The Patriot
Ledger
Saturday, August 1, 1998
July flees, and only it will be
missed
By Barbara Anderson
Goodbye, July. Farewell, Boston. And so long, Massachusetts Legislature.
The only one I'll miss is July. Boston
is a great place to visit, but I'm cutting back on my taxpaying this year.
I pretended that the personal property
tax we paid on our scruffy second-hand office furniture went to support the firemen who
respond quickly to false alarms in our building. Then I realized that our landlord's
property taxes cover public safety, so we could be chipping in for the latest city council
pay raise and the mayor's trade mission to Orlando. Time to move to the suburbs.
It's not as if we need to be near the
Statehouse, now that the "full-time Legislature" is adjourning for the next five
months. Besides, have you noticed that legislators have begun referring to themselves not
as "representatives" but as "members"? Of what: the Tommy Finneran Fan
Club? Not much point in us taxpayers applying for membership in the Beacon Hill Insiders'
Club. Not much point in paying high Boston rent so one has quick, futile access to the
Insiders' Outside.
I have enjoyed the Boston and
legislative experience, though.
Twenty years ago this summer I went to
work in the big city when I was hired to do secretarial work for a fledgling taxpayer
association. Until then, I'd been a housewife and suburban swimming instructor, doing
volunteer political activism in the free hours that many of us had back then.
My new boss, I later learned, was
desperate. Having been turned down by every woman he tried to hire, he thought of me and
the thousands of signatures I'd collected for a recent tax-limitation petition drive.

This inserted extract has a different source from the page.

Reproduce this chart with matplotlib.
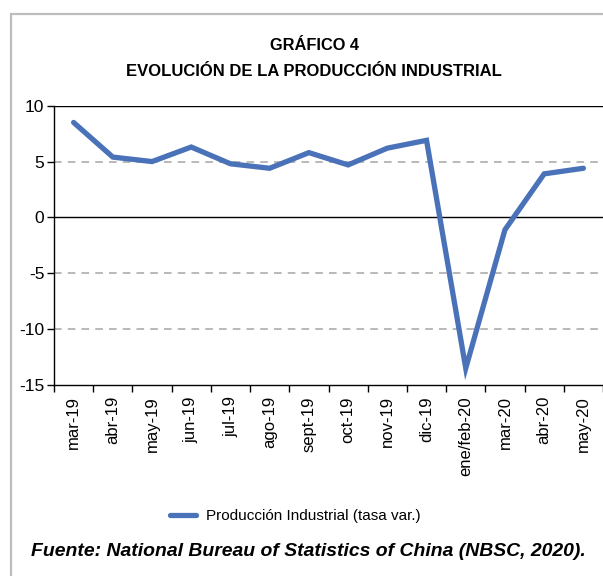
import matplotlib
matplotlib.use('Agg')
import matplotlib.pyplot as plt
from matplotlib.patches import Rectangle
from matplotlib.lines import Line2D

## Data
## ================================ ##
meses   = ['mar-19', 'abr-19', 'may-19', 'jun-19', 'jul-19', 'ago-19', 'sept-19',
           'oct-19', 'nov-19', 'dic-19', 'ene/feb-20', 'mar-20', 'abr-20', 'may-20']
tasa    = [8.5, 5.4, 5.0, 6.3, 4.8, 4.4, 5.8, 4.7, 6.2, 6.9, -13.5, -1.1, 3.9, 4.4]
yticks  = [10, 5, 0, -5, -10, -15]

plt.rcParams['font.family'] = ['Liberation Sans', 'DejaVu Sans']
azul    = '#4a72b8'

fig     = plt.figure(figsize=(6.03, 5.76), dpi=100)
# marco gris
fig.patches.append(Rectangle((11/603, -0.1), 1.2, 1 - 14/576 + 0.1, transform=fig.transFigure,
                             fill=False, edgecolor='#bdbdbd', linewidth=1.6))

ax      = fig.add_axes([54/603, 1 - 385/576, 1 - 54/603, (385 - 105.7)/576])
x       = list(range(len(meses)))
ax.plot(x, tasa, color=azul, linewidth=3.8, solid_capstyle='round', solid_joinstyle='miter', zorder=3)

ax.set_xlim(-0.5, len(meses) - 0.5)
ax.set_ylim(-15, 10)
ax.set_yticks(yticks)
ax.set_yticklabels([str(v) for v in yticks], fontsize=12.5)
for v in [5, -5, -10]:
    ax.axhline(v, color='#a6a6a6', linestyle=(0, (5, 4)), linewidth=1.1, zorder=1)
ax.axhline(0, color='black', linewidth=1.0, zorder=2)
ax.axhline(10, color='black', linewidth=1.0, zorder=2)

# ticks en los bordes de categoria, etiquetas en el centro
ax.set_xticks([i - 0.5 for i in range(len(meses) + 1)])
ax.set_xticklabels([])
ax.set_xticks(x, minor=True)
ax.set_xticklabels(meses, minor=True, rotation=90, fontsize=12)
ax.tick_params(axis='x', which='major', direction='out', length=5, width=1)
ax.tick_params(axis='x', which='minor', length=0, pad=8)
ax.tick_params(axis='y', direction='out', length=5, width=1, pad=2)

for s in ['top', 'right']:
    ax.spines[s].set_visible(False)
ax.spines['left'].set_linewidth(1.0)
ax.spines['bottom'].set_linewidth(1.0)

fig.text(314/603, 1 - 45/576, 'GRÁFICO 4', ha='center', va='center', fontsize=11.8, fontweight='bold')
fig.text(314/603, 1 - 72/576, 'EVOLUCIÓN DE LA PRODUCCIÓN INDUSTRIAL', ha='center', va='center',
         fontsize=12, fontweight='bold')

h       = Line2D([], [], color=azul, linewidth=3.8, solid_capstyle='round')
fig.legend([h], ['Producción Industrial (tasa var.)'], loc='center', bbox_to_anchor=(0.49, 1 - 516/576),
           frameon=False, fontsize=11, handlelength=1.7, handletextpad=0.7)

fig.text(31/603, 1 - 551/576, 'Fuente: National Bureau of Statistics of China (NBSC, 2020).',
         ha='left', va='center', fontsize=13.95, fontweight='bold', style='italic')

fig.savefig('out.png', dpi=100)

"Can you type?" he asked me. "Of course," I responded, since I had
fingers on both hands. "Can you take shorthand?" Sure. I'd seen shorthand once,
and it looked a lot like my handwriting; one writes fast and abbreviates, and one gets by,
I thought.
It worked out fine, once I determined
that the office typewriter had to be plugged in and that my boss never remembered exactly
what he'd dictated, so I could compose the letter myself and he'd sign it. Being able to
read and write was a big advantage in the Boston job market, even then.
So for 20 years I commuted to the city,
eventually becoming a taxpayer lobbyist to defend Proposition 2 ½ after it was passed by
the voters. As long as there was some democracy on Beacon Hill, lobbying was fun and tax
policy could be influenced by voter involvement. Now one is talking to
"members," and one might as well talk to trees.
This year major legislation was put off
until the last days of the session so that the leader of the House members could control
the agenda and oversee trade-offs in the midst of confusion. The Statehouse media ran from
one staged law-signing to another, while trying to follow the progress of long-delayed
bills and keep up with new initiatives tossed out in response to the crisis of the day.
The budget was late, tax-cut bones were
tossed, and most of our income-tax overpayment was packed into the slushy-day fund or
spent.
Legislators dealt with the education
crisis by announcing a plan to give sign-up bonuses to new teachers who can read. They
dealt with crime by a) filing a bill to make you a criminal if you leave your kids in the
car, b) passing a bill making you a criminal if a visitor steals your unlocked gun and
kills someone and c) debating a constitutional amendment to take away prisoners' voting
rights. I feel safer already.
They dealt with the environment by
passing a $147,000 program to count trees in the state forest but the governor vetoed
this, probably fearing, with good reason, that next they would be counting grains of sand
on the state beaches; each year they must find ways to spend that extra .95 percent tax on
our income.
What can a taxpayer do when politicians
looking for ways to spend his money resort to counting trees? We hope to find perspective
in August, out of Boston, away from the Massachusetts Legislature. I'm taking notes in
shorthand, and if we find an answer to that question, I'll type it for you.
Barbara Anderson is co-director of
Citizens for Limited Taxation and Government. Her bi-weekly column is syndicated.